Ingest Avro data with Auto Loader

Note

Schema inference for Avro files is available in Databricks Runtime 10.2 and above.

You can use Auto Loader to ingest Avro data into Delta Lake with only a few lines of code. Auto Loader provides the following benefits:

  • Automatic discovery of new files to process: You do not need special logic to handle late arriving data or to keep track of which files that you have already processed.

  • Scalable file discovery: Auto Loader can ingest billions of files with ease.

  • Schema inference and evolution: Auto Loader can infer your data schema and detect schema drift in real time. It can also evolve the schema to add new columns and continue the ingestion with the new schema automatically when the stream is restarted.

  • Data rescue: You can configure Auto Loader to rescue data that cannot be read from your Avro file by placing that data in a rescued data column, which preserves the structure of your Avro record.

You can use the following code to run Auto Loader with schema inference and evolution capabilities on Avro files. You specify cloudFiles as the format to leverage Auto Loader. To ingest Avro files, specify avro with the option cloudFiles.format. In the option cloudFiles.schemaLocation specify a directory that Auto Loader can use to persist the schema changes in your source data over time:

spark.readStream.format("cloudFiles") \
  .option("cloudFiles.format", "avro") \
  # The schema location directory keeps track of the data schema over time.
  .option("cloudFiles.schemaLocation", "<path_to_checkpoint>") \
  .load("<path_to_source_data>") \
  .writeStream \
  .option("mergeSchema", "true") \
  .option("checkpointLocation", "<path_to_checkpoint>") \
  .start("<path_to_target")
spark.readStream.format("cloudFiles")
  .option("cloudFiles.format", "avro")
  // The schema location directory keeps track of the data schema over time.
  .option("cloudFiles.schemaLocation", "<path_to_checkpoint>")
  .load("<path_to_source_data>")
  .writeStream
  .option("checkpointLocation", "<path_to_checkpoint>")
  .start("<path_to_target")

Schema inference and evolution

To infer the schema, Auto Loader uses a sample of data. By default, Auto Loader merges schemas across the sample of Avro files or throws an exception if there are mismatched column types.

Learn more about schema inference and evolution with Auto Loader in Configuring schema inference and evolution in Auto Loader.

Rescued data column

The rescued data column contains any data that was not read because it was missing from the given schema, because there was a type mismatch, or because the casing of the column did not match.
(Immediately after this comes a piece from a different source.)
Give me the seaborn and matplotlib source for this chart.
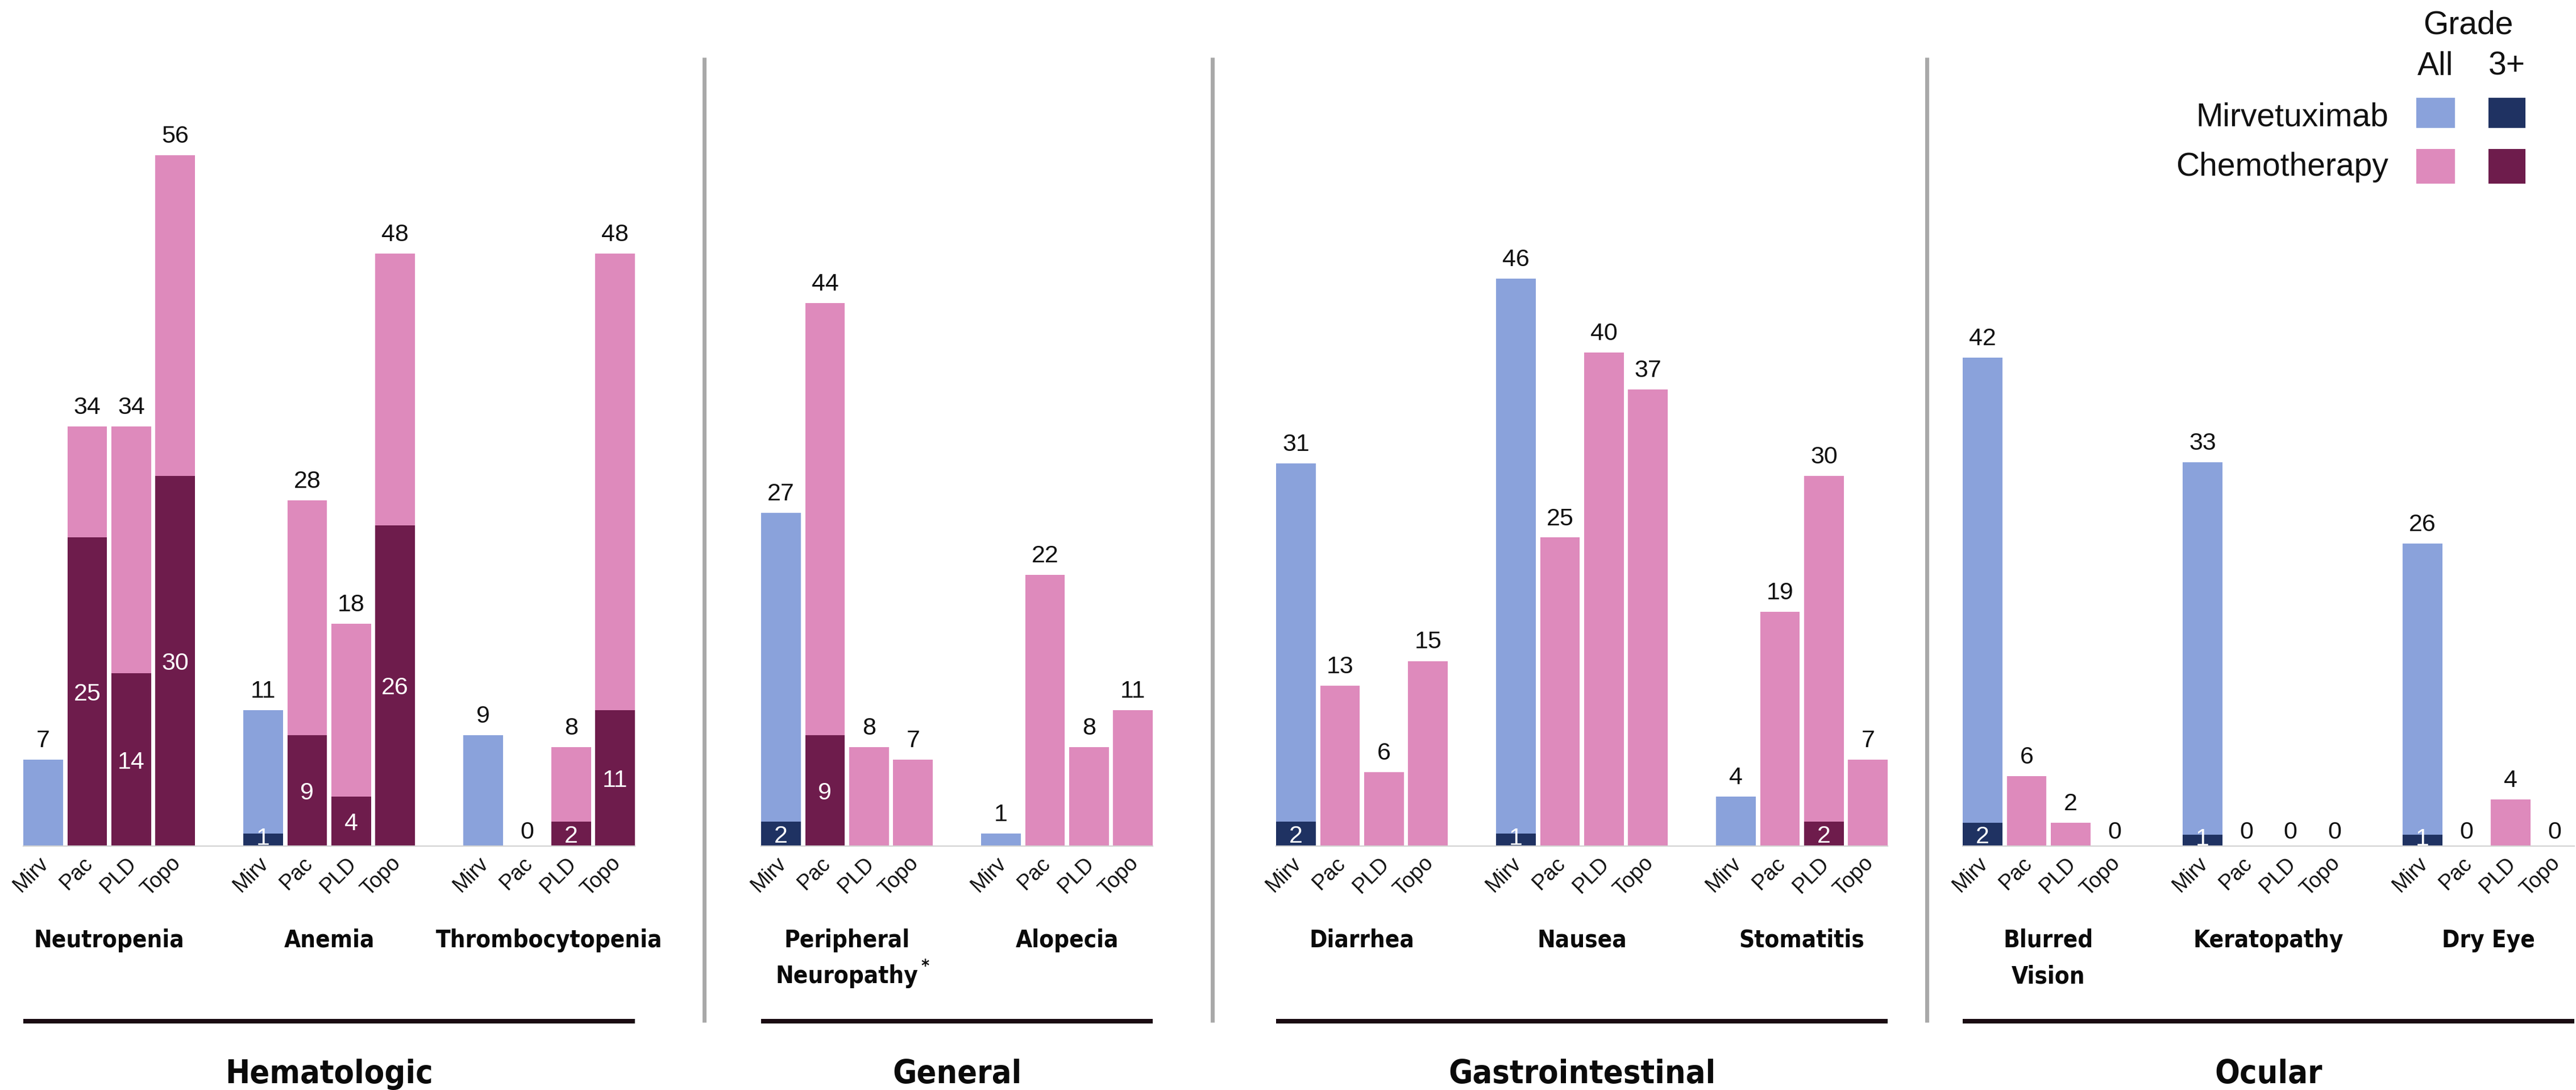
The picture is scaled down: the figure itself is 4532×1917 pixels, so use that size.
import numpy as np
import pandas as pd
import matplotlib
matplotlib.use("Agg")
import matplotlib.pyplot as plt
import seaborn as sns
from matplotlib import font_manager as fm
from matplotlib.font_manager import FontProperties
from matplotlib.patches import Rectangle
from matplotlib.textpath import TextPath

# ---------------------------------------------------------------- data ----
arms = ["Mirv", "Pac", "PLD", "Topo"]
systems = ["Hematologic", "General", "Gastrointestinal", "Ocular"]

hem_events = ["Neutropenia", "Anemia", "Thrombocytopenia"]
hem_all = [[7, 34, 34, 56], [11, 28, 18, 48], [9, 0, 8, 48]]
hem_g3 = [[None, 25, 14, 30], [1, 9, 4, 26], [None, None, 2, 11]]

gen_events = ["Peripheral\nNeuropathy*", "Alopecia"]
gen_all = [[27, 44, 8, 7], [1, 22, 8, 11]]
gen_g3 = [[2, 9, None, None], [None, None, None, None]]

gi_events = ["Diarrhea", "Nausea", "Stomatitis"]
gi_all = [[31, 13, 6, 15], [46, 25, 40, 37], [4, 19, 30, 7]]
gi_g3 = [[2, None, None, None], [1, None, None, None], [None, None, 2, None]]

ocu_events = ["Blurred\nVision", "Keratopathy", "Dry Eye"]
ocu_all = [[42, 6, 2, 0], [33, 0, 0, 0], [26, 0, 4, 0]]
ocu_g3 = [[2, None, None, None], [1, None, None, None], [1, None, None, None]]

legend_rows = ["Mirvetuximab", "Chemotherapy"]
legend_cols = ["All", "3+"]

# -------------------------------------------------------------- styling ---
MIRV_ALL, MIRV_G3 = "#8aa2db", "#1f3262"
CHEMO_ALL, CHEMO_G3 = "#de8abc", "#6e1c4c"
pal_all = {"Mirvetuximab": MIRV_ALL, "Chemotherapy": CHEMO_ALL}
pal_g3 = {"Mirvetuximab": MIRV_G3, "Chemotherapy": CHEMO_G3}

sns.set_theme(style="white")
plt.rcParams["font.family"] = ["Liberation Sans", "DejaVu Sans"]

VALUE_FS = 31
TICK_FS = 27
LEGEND_FS = 41
DPI = 100


def condensed_bold_file():
    """Pick a narrow bold face for the headings, if one is installed."""
    narrow = {"condensed", "semi-condensed", "extra-condensed", "ultra-condensed"}
    order = ["Liberation Sans Narrow", "Arial Narrow", "Noto Sans", "Roboto",
             "Open Sans", "DejaVu Sans"]
    found = {}
    for f in fm.fontManager.ttflist:
        w = f.weight if isinstance(f.weight, int) else fm.weight_dict.get(f.weight, 400)
        is_narrow = (str(f.stretch) in narrow or "narrow" in f.name.lower()
                     or "condensed" in f.name.lower()
                     or "condensed" in f.fname.lower() or "narrow" in f.fname.lower())
        if is_narrow and f.style == "normal" and 600 <= w <= 750:
            found.setdefault(f.name, f.fname)
    for name in order:
        if name in found:
            return found[name]
    return None


head_file = condensed_bold_file()

# --------------------------------------------------------------- layout ---
W, H = 4532, 1917
PITCH = 77.4          # pixels per bar slot
BASE_Y = 1488         # baseline of the bars (pixels from top)
TOP_Y = 120
panel_x0 = [76, 1374, 2280, 3488]       # centre of first bar in each panel
panel_ppu = [21.7, 21.7, 21.7, 20.45]   # pixels per percentage point
dividers_x = [1239, 2133, 3390]

fig = plt.figure(figsize=(W / DPI, H / DPI), dpi=DPI)
fig.canvas.draw()
renderer = fig.canvas.get_renderer()


def head_props(size):
    if head_file:
        return FontProperties(fname=head_file, size=size)
    return FontProperties(family=["Liberation Sans", "DejaVu Sans"], weight="bold", size=size)


def heading_size(text, width_px, cap_px, ref=40):
    """Font size weighing the printed width against the capital height."""
    t = fig.text(0, 0, text, fontproperties=head_props(ref))
    w = t.get_window_extent(renderer=renderer).width
    t.remove()
    by_width = ref * width_px / w
    cap_ratio = TextPath((0, 0), "H", size=100, prop=head_props(100)).get_extents().height / 100
    by_height = cap_px / cap_ratio * 72 / DPI
    return by_width ** 0.75 * by_height ** 0.25


GROUP_FS = heading_size("Neutropenia", 251, 36)
SYS_FS = heading_size("Gastrointestinal", 442, 50)

# overlay axes in pixel coordinates for rules, headings and the key
over = fig.add_axes([0, 0, 1, 1])
over.set_xlim(0, W)
over.set_ylim(H, 0)
over.axis("off")


def panel_frame(events, all_vals, g3_vals):
    rows = []
    for i, ev in enumerate(events):
        for j, arm in enumerate(arms):
            g3 = g3_vals[i][j]
            rows.append(dict(slot=5 * i + j, event=ev, arm=arm,
                             agent="Mirvetuximab" if arm == "Mirv" else "Chemotherapy",
                             all=all_vals[i][j],
                             g3=np.nan if g3 is None else g3))
    return pd.DataFrame(rows)


panels = [
    (hem_events, hem_all, hem_g3),
    (gen_events, gen_all, gen_g3),
    (gi_events, gi_all, gi_g3),
    (ocu_events, ocu_all, ocu_g3),
]

for p, (events, all_vals, g3_vals) in enumerate(panels):
    df = panel_frame(events, all_vals, g3_vals)
    df["g3_bar"] = df["g3"].fillna(0)
    n_slots = 5 * len(events) - 1
    x0 = panel_x0[p]
    ppu = panel_ppu[p]
    left_px = x0 - 0.45 * PITCH
    width_px = (n_slots - 0.1) * PITCH
    ax = fig.add_axes([left_px / W, (H - BASE_Y) / H,
                       width_px / W, (BASE_Y - TOP_Y) / H])
    ax.set_facecolor("none")

    sns.barplot(data=df, x="slot", y="all", hue="agent", palette=pal_all,
                native_scale=True, dodge=False, width=0.9, errorbar=None,
                saturation=1, linewidth=0, legend=False, ax=ax)
    sns.barplot(data=df, x="slot", y="g3_bar", hue="agent", palette=pal_g3,
                native_scale=True, dodge=False, width=0.9, errorbar=None,
                saturation=1, linewidth=0, legend=False, ax=ax)

    ax.set_xlim(-0.45, n_slots - 0.55)
    ax.set_ylim(0, (BASE_Y - TOP_Y) / ppu)
    ax.set_xticks([])
    ax.set_yticks([])
    ax.set_xlabel("")
    ax.set_ylabel("")
    for side in ["top", "right", "left"]:
        ax.spines[side].set_visible(False)
    ax.spines["bottom"].set_color("#d2d2d2")
    ax.spines["bottom"].set_linewidth(1.6)

    for _, r in df.iterrows():
        v = r["all"]
        ax.annotate(f"{v:g}", xy=(r["slot"], v), xytext=(0, 22 if v > 0 else 13),
                    textcoords="offset pixels", ha="center", va="baseline",
                    fontsize=VALUE_FS, color="#111111")
        if not np.isnan(r["g3"]):
            g = r["g3"]
            ax.text(r["slot"], max(g / 2, 0.8), f"{g:g}", ha="center",
                    va="center_baseline", fontsize=VALUE_FS, color="white")
        ax.annotate(r["arm"], xy=(r["slot"], 0), xycoords=("data", "axes fraction"),
                    xytext=(-9, -12), textcoords="offset pixels", rotation=45,
                    ha="right", va="top", rotation_mode="anchor",
                    fontsize=TICK_FS, color="#111111")

    # event names under each group of four bars
    for i, ev in enumerate(events):
        cx = x0 + (5 * i + 1.5) * PITCH
        for k, line in enumerate(ev.split("\n")):
            base = 1666 + 63 * k
            txt = line.rstrip("*")
            t = over.text(cx, base, txt, ha="center", va="baseline",
                          fontproperties=head_props(GROUP_FS), color="#0a0a0a")
            if line.endswith("*"):
                bb = t.get_window_extent(renderer=renderer)
                over.text(bb.x1 + 5, base - 44, "*", ha="left", va="top",
                          fontproperties=head_props(GROUP_FS * 0.72), color="#0a0a0a")

    # rule and system name
    x_left = x0 - 0.45 * PITCH
    x_right = x0 + (n_slots - 0.55) * PITCH
    over.plot([x_left, x_right], [1796, 1796], color="#1a0b12", linewidth=5.8,
              solid_capstyle="butt")
    over.text((x_left + x_right) / 2, 1905, systems[p], ha="center", va="baseline",
              fontproperties=head_props(SYS_FS), color="#0a0a0a")

# vertical separators between systems
for xd in dividers_x:
    over.plot([xd, xd], [101, 1798], color="#a9a9a9", linewidth=5.0,
              solid_capstyle="butt")

# key
over.text(4342, 60, "Grade", ha="center", va="baseline", fontsize=LEGEND_FS, color="#111111")
col_x = [(4251, 4319), (4378, 4443)]
row_y = [(172, 225), (262, 323)]
for c, lab in enumerate(legend_cols):
    over.text(sum(col_x[c]) / 2, 132, lab, ha="center", va="baseline",
              fontsize=LEGEND_FS, color="#111111")
key_colors = [[MIRV_ALL, MIRV_G3], [CHEMO_ALL, CHEMO_G3]]
label_base = [222, 309]
for r, lab in enumerate(legend_rows):
    over.text(4202, label_base[r], lab, ha="right", va="baseline",
              fontsize=LEGEND_FS, color="#111111")
    for c in range(2):
        (xa, xb), (ya, yb) = col_x[c], row_y[r]
        over.add_patch(Rectangle((xa, ya), xb - xa, yb - ya,
                                 facecolor=key_colors[r][c], edgecolor="none"))

fig.savefig("out.png", dpi=DPI, facecolor="white")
The rescued data column is part of the schema returned by Auto Loader as _rescued_data by default as the schema is inferred. You can rename the column or include it in cases where you provide a schema by setting the option rescuedDataColumn.

Note

You can provide a rescued data column to all Avro readers in Databricks Runtime by using the option rescuedDataColumn, for example as an option to spark.read.format("avro") by using the DataFrameReader.

/path/to/table/f0.avro:
---------------------
{"name":"john","age":20,"lucky_number":4}
spark.readStream.format("cloudFiles") \
  .option("cloudFiles.format", "avro") \
  .option("rescuedDataColumn", "_rescue") \
  .schema("name string, age int") \
  .load("/path/to/table/")
+-------+------+--------------------------------------------+
| name  | age  |                 _rescue                    |
+-------+------+--------------------------------------------+
| john  | 20   | {                                          |
|       |      |    "lucky_number": 4,                      |
|       |      |    "_file_path": "/path/to/table/f0.avro"  |
|       |      | }                                          |
+-------+------+--------------------------------------------+

Changing the case-sensitive behavior

When rescued data column is enabled, fields named in a case other than that of the schema will be loaded to the _rescued_data column. You can change this behavior by setting the option readerCaseSensitive to false, in which case Auto Loader will read data in a case-insensitive way.